MUZAFFARABAD, April 8: The more Ghulam Fatima tried to control herself, the more her eyes filled with tears as she saw her son Naseer Ahmed after 15 years. The emotional meeting was taking place in the green lawn of the State Guest House here on Friday after a breakfast at which the Muslim Conference president Sardar Attique Ahmed Khan had invited the 19 passengers of the first trans-Kashmir bus from the other side of the Line of Control.

AJK President Sardar Anwar Khan, Prime Minister Sardar Sikandar Hayat and former premier Sardar Abdul Qayyum, cabinet members and some political leaders were also present on the occasion.

As Ms Fatima spoke about the one-and-a-half-decade-long separation, tears again started rolling down her cheeks.

Mr Ahmed, also in tears, tried to comfort his mother.

He told this reporter that it seemed to him as if he was meeting his mother not after 15 but 150 years.

“Of all my family members, I have missed my mother the most,” said the 35-year old.

“And the thing which stuck my memory were her pieces of advice on everything,” he said, receiving a kiss on the forehead from his mother.

Apart from the son, Ms Fatima’s daughter and her husband’s elder brother also live in Pakistan. Both children are married to their cousins.

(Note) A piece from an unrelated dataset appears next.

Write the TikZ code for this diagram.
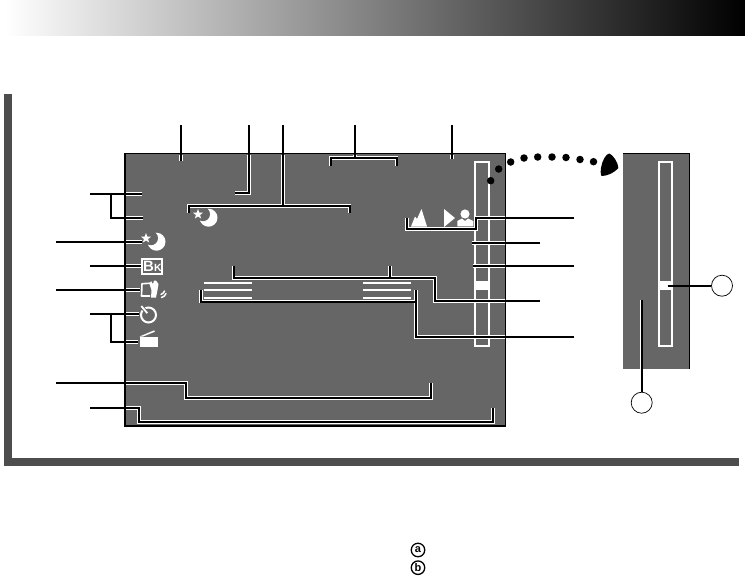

Ms Fatima was accompanied by her husband, Abdullah Butt. The couple could not earlier visit their children because of the impossibly complex bureaucracy involved in getting a visa as well as security clearance for the journey.

As they spoke, Mr Ahmed received a call on his mobile phone from his sister, who was in Karachi to look after her ailing uncle, also her father-in-law.

He passed the phone to his mother who was wearing the traditional black Kashmiri burqa.

“I am eager to see you and your children. I want to hug you,” she told her daughter, sobbingly.

Inside the hall of the guest house, Ashiq Suleria, 46, was elated over his first ever meeting with his cousin, Firdous Nasim and her husband Khalid Hussain.

“I never had an idea that we could ever meet each other. I am very pleased,” he told Dawn.

Mr Hussain, a former bureaucrat in the held Kashmir, and his wife had received threatening phone calls allegedly from the militants to cancel the trip. However, they did not change their plans.

“Yes, I was threatened, but I decided we must go. I thought both the governments have taken a very positive step to facilitate a meeting of the divided families and we must avail this chance,” he told this reporter, as he gripped the hand of Mr Suleria to express his affection for him.

Mirpur (AJK)-born Mr Suleria said that when he learnt that his relatives had been threatened to cancel the trip, all of his family members became very upset.

“But they restored our jubilations by informing us that they were coming,” he added.

In a lighter vein, Ms Nasim said she had seen her cousin in pictures.

“Earlier, he was slim, but now he has put on some extra weight,” she said.

She said she was sure the trip would be memorable.

Another group of seven, comprising elderly Said Mohammad, his wife Sher Bibi, son Mohammad Ghani, daughter-in-law Khadija Bibi, and three nephews, Mohammad Azam, Mohammad Taj and Mohammad Rasheed, all from Rajouri area, also left for Mirpur in the afternoon.

In the main old city of Muzaffarabad, the house of Alauddin Shah was flocked by relatives who wanted to meet his elder brother, Zain al Abideen Shah, 63, from held Kashmir.

Mr Shah had last visited AJK in 1987 but could not come again despite the death of his father in 1991.

The first thing he did on Friday was a visit to the local graveyard to offer Fateha at his father’s grave.

“The purpose of my visit was family reunion and to offer Fateha for my father,” he told Dawn.

His sister Mumtaza, who and her husband had migrated from the held Kashmir in 1986, said she was highly excited to see her brother after 18 years.

“You can understand the atmosphere of a meeting taking place after such a long period,” she said while wiping the “tears of joy”.

Reuters Adds: Raja Naseeruddin was just three when his father died in a traffic accident. On Friday, 59 years later, he saw his father’s grave for the first time.

Naseeruddin was one of 19 Indian Kashmiris who travelled to the AJK by bus on Thursday.

“How can I express myself? I simply don’t know how,” said a tearful Naseeruddin after offering prayers at his father’s simple grave in the mountain village of Lawasi.

“I don’t remember my father, I was too young when he died,” he said. “Now, at least, I feel relief to have visited his grave. I want to come here again.”

Naseeruddin’s family, like so many others, was split apart by the 1947 partition.

After his father was killed in 1946 near Muzaffarabad, his mother took him to live with relatives near Srinagar.